Prove that a system of equations has infinitely many solutions

Question

I am given a system of equations (in which all equations are equal to zero) and I have to prove it has an infinite number of solutions. The augmented matrix looks like this: \begin{vmatrix}-1&-1&-1&|&0\\0&2&1&|&0\\2&4&3&|&0\end{vmatrix}

I was taught that I need to find the rank of the matrix, and in order to do that I reduce it to row-echelong form.
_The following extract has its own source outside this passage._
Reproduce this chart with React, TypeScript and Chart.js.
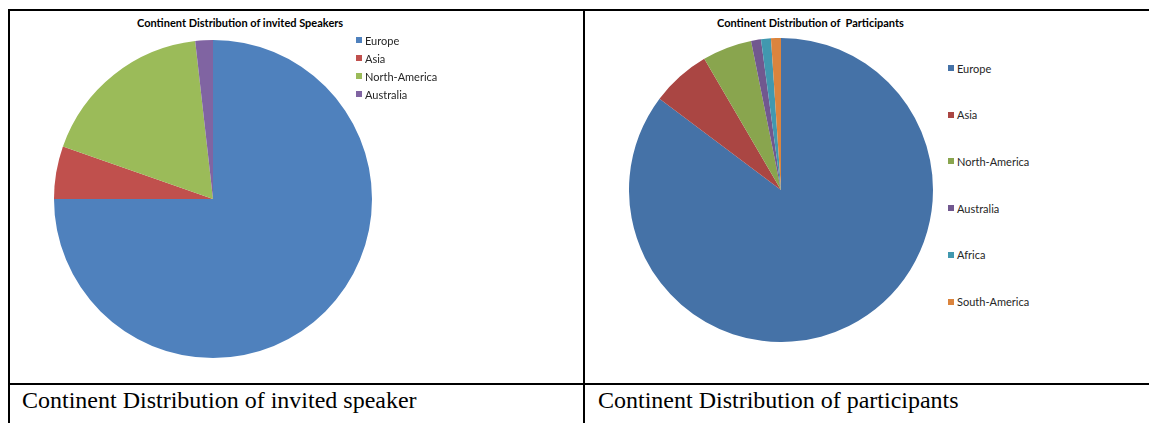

So I perform row operations as follows:

r3= r1(2)+r3 and I'm left with

\begin{vmatrix}-1&-1&-1&|&0\\0&2&1&|&0\\0&2&1&|&0\end{vmatrix} Then I do r3= r1(2)+r3 again and I'm left with: \begin{vmatrix}-1&-1&-1&|&0\\0&2&1&|&0\\0&0&-1&|&0\end{vmatrix}

At this point I should look at what the number of independent rows is. And I see that there isn't any row of zeros-only, so the rank must be three. Yet when I use a calculator, I get that the rank is two. If the rank was indeed two, the system would have infinite solutions. What am I doing wrong?

Answer 1

Your mistake:

after

\begin{vmatrix}-1&-1&-1&|&0\\0&2&1&|&0\\0&2&1&|&0\end{vmatrix}

you should do $r3=r3-r2$ to get

\begin{vmatrix}-1&-1&-1&|&0\\0&2&1&|&0\\0&0&0&|&0\end{vmatrix}

If you did $r3=r1(2)+r3$, you would get

\begin{vmatrix}-1&-1&-1&|&0\\0&2&1&|&0\\ \color{red}{-2}&0&-1&|&0\end{vmatrix}, which doesn't help.

Answer 2

You performed the second row operation wrong. If you carry out the row operation $R_3=R_1\cdot 2 + R_3$ on the matrix

$$\begin{vmatrix}-1&-1&-1&|&0\\0&2&1&|&0\\0&2&1&|&0\end{vmatrix} $$

then you should end up with the matrix

$$\begin{vmatrix}-1&-1&-1&|&0\\0&2&1&|&0\\\color{red}{-2}&0&-1&|&0\end{vmatrix}$$

Not the matrix

$$\begin{vmatrix}-1&-1&-1&|&0\\0&2&1&|&0\\\color{red}{0}&0&-1&|&0\end{vmatrix}$$

This is just a simple arithmetic error. If you go back and do your calculations again, you will find a different echelon form and RREF, showing you that the rank is not $3$.

Answer 3

It's sometimes worth a few seconds looking for simple relationships between rows in such problems. Observe with your original matrix $2r_1+r_3=r_2$ so by inspection the rows are linearly dependent and the matrix cannot be rank 3.